Federal Reserve chairman Ben Bernanke’s caution about the outlook for the labor market was vindicated by Friday’s report that U.S. payroll growth in March was the slowest in nine months.
The 88,000 increase, which was smaller than the most pessimistic forecast in a Bloomberg survey, gives Bernanke and his policy-making colleagues more reason to press on with $85 billion in monthly bond purchases aimed at reducing unemployment, said Julia Coronado, a former Fed economist.
“This validates their caution and keeps policy very much steady as she goes,” said Coronado, chief economist for North America at BNP Paribas in New York. “I can’t imagine they’d seriously consider tapering QE until much later in the year at the earliest, and that’s if all goes well,” she said, referring to bond purchases known as quantitative easing.
The Federal Open Market Committee in a March 20 statement said it will continue its asset purchases until the labor market improves “substantially.” Bernanke, a Dillon native, at a press conference that day called employment gains “modest” and said the FOMC wants to see “sustained improvement across a range of indicators,” including wages, jobless claims and the hiring rate.
The labor-force participation rate fell to 63.3 percent last month, the lowest since May 1979, the Labor Department said Friday. The decline in the labor force pushed down the jobless rate to a four-year low of 7.6 percent from 7.7 percent. Average hourly earnings stagnated while the average work week for all employees increased.
“It will be several months before we see any discussion about an imminent cutback in the pace of purchases,” said Dana Saporta, U.S. economist at Credit Suisse Group in New York. The FOMC last month affirmed its bond-buying plan “even in the face of better data,” she said. “They wanted to see if the job gains persisted — in retrospect, a wise decision.”
Federal Reserve Bank of New York president William C. Dudley voiced doubt about the durability of employment gains in a March 25 speech.
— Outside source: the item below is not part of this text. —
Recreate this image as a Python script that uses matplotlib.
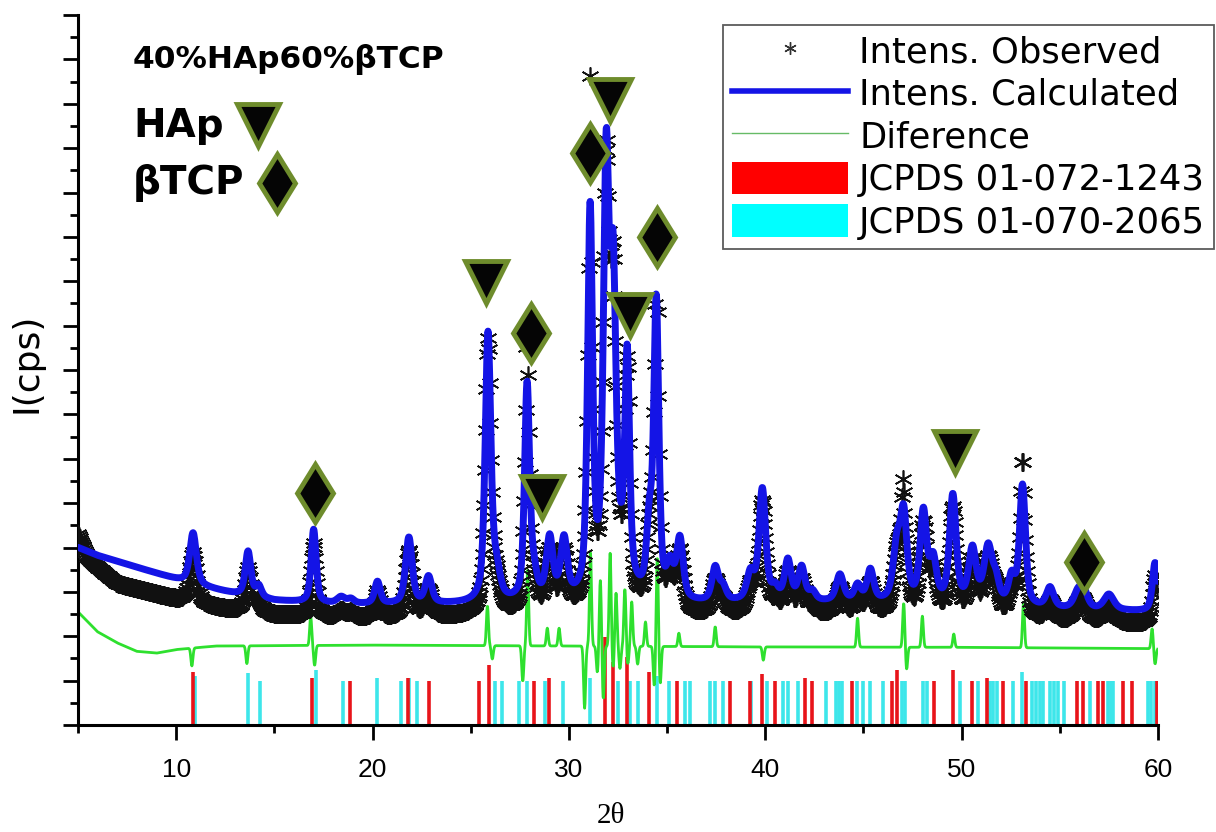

“The recent improvement in payroll employment growth, which gets much of the attention, is out-sized relative to the growth rate of economic activity that supports it,” Dudley said to the Economic Club of New York. “We have seen this movie before. When this happened in 2011 and 2012, employment growth subsequently slowed.”
Fed officials, including Dudley, have publicly debated the conditions that may cause them to reduce the pace of purchases.
Vice chairman Janet Yellen on Thursday became the latest policymaker to endorse a proposal by St. Louis Fed president James Bullard to reduce bond buying as the economy improves or expand it in response to signs of weakness. Fed officials have also discussed whether risks such as the emergence of asset price bubbles would warrant paring back their purchases.
The FOMC probably won’t adjust its pace of purchases at their next two or three meetings, said Roberto Perli, senior managing director at the International Strategy and Investment Group in Washington, and a former Fed economist. “This is a reminder there might be some bumps along the road here, and so the cautious approach is probably the correct one.”